For the past year, I’ve been on the air coast-to-coast for three hours a day, five days a week, going up against Rush Limbaugh in the noon-3 PM time slot EST. Callers from California to North Carolina, Iowa to Texas, and even a few expatriate web-listeners who’ve dialed in from Australia, Germany, Taiwan, and Scotland, repeatedly stress a consistent set of concerns.

"I feel as though our country has lost its democracy," said one caller in New York.
"Our politicians are for sale to the highest corporate bidder," said another in New Mexico.
"I was arrested for standing a block away from a Bush fundraiser with a ‘No War for Oil,’ sign," said another in South Carolina.

A caller in Dallas told the story of how his masters degree in engineering and service as an officer in the army didn’t qualify him to compete with the engineer in India who took his job. "I’ve been unemployed for 42 months," he said, "although I’m still looking every day for a good job."

There’s a pervasive concern sweeping across our nation, a fear that both the economic American dream is slipping away while the ideals of American democracy have been under an organized and powerful attack since Ronald Reagan first declared war on America’s workers.

In the midst of this, and with our last child grown and out of the house, Louise and I moved into an 1850 Gothic house overlooking a small town in central Vermont. In the house's dark and dusty attic we found a huge pile of old books, apparently left by an occupant in the 1920s.

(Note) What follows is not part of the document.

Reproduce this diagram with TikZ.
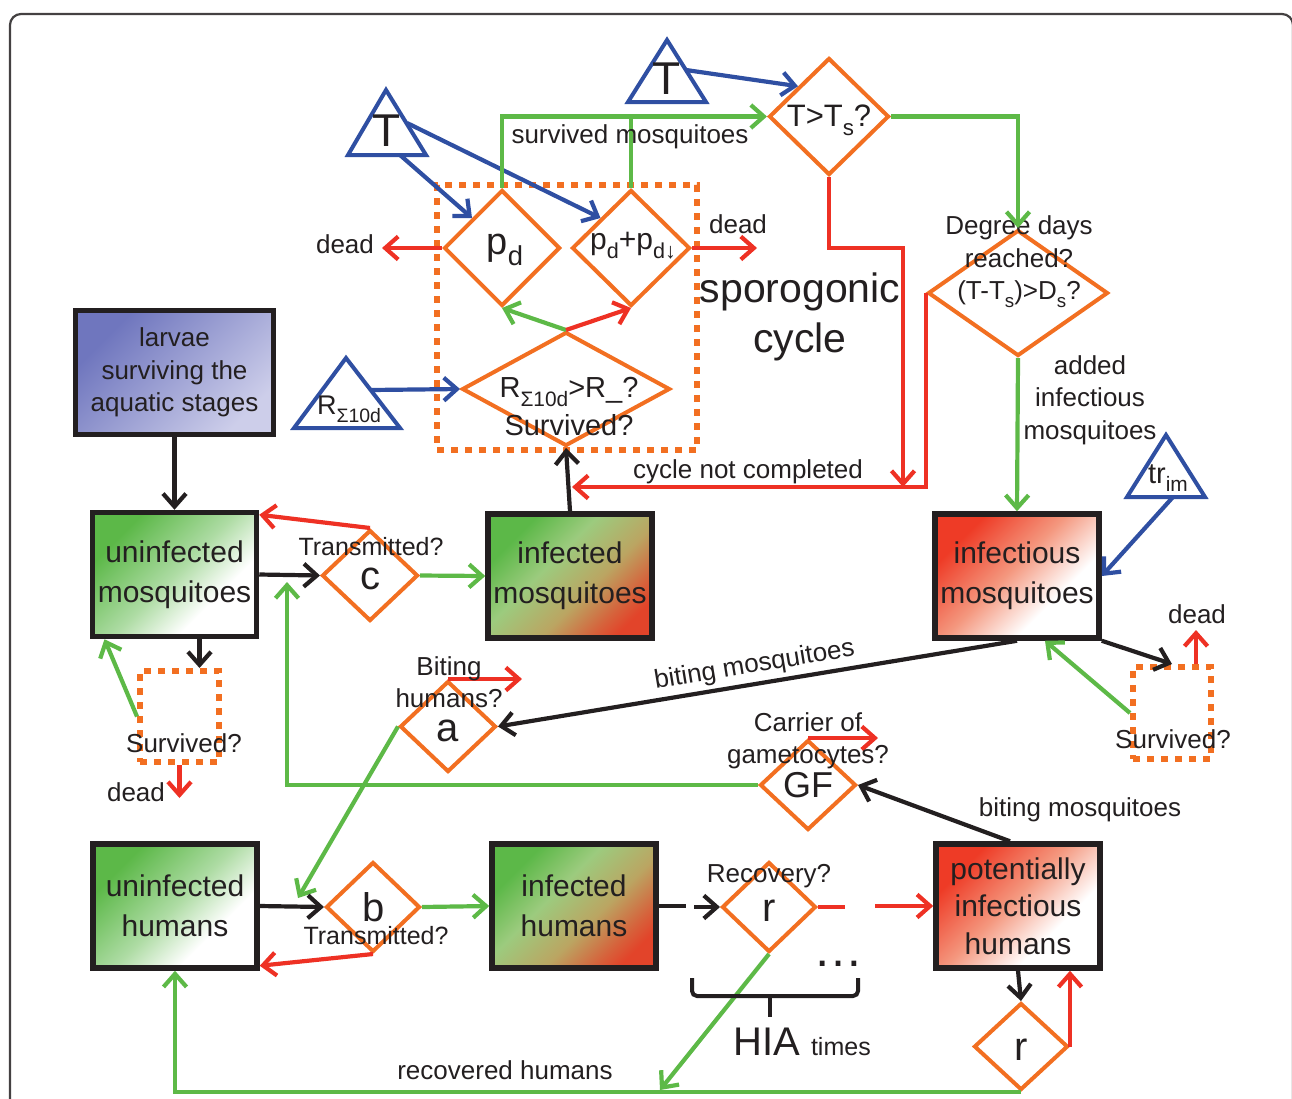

Among them were a 20-volume set, published in 1904, of the complete collected writings of Thomas Jefferson – including over 10,000 of his personal letters, most never before or since published.

I was immediately addicted.

Four years later I came up for air, with a new appreciation of Jefferson’s worldview and its application to today’s world.

I’d discovered:

The critical missing context when he wrote his letter to Benjamin Rush in which he said, "I have sworn upon the altar of God eternal hostility against every form of tyranny imposed upon the mind of man." (He was railing against churches trying to influence legislators.)
I found his thoughts on progressive taxation (a person should only have to pay taxes "after satisfying his first wants" or basic needs).

Inheritance taxes ("If the overgrown wealth of an individual be deemed dangerous to the State, the best corrective is the law of equal inheritance...").

Slavery (he repeatedly tried to end it, both in Virginia and nationally, believed it would have ended by 1808, and was nearly overwhelmed by despair when he failed).

The Ten Commandments as the basis of American law ("In truth, the alliance between Church and State in England has ever made their judges accomplices in the frauds of the clergy,").

And dozens of other startling aspects of Jefferson’s worldview.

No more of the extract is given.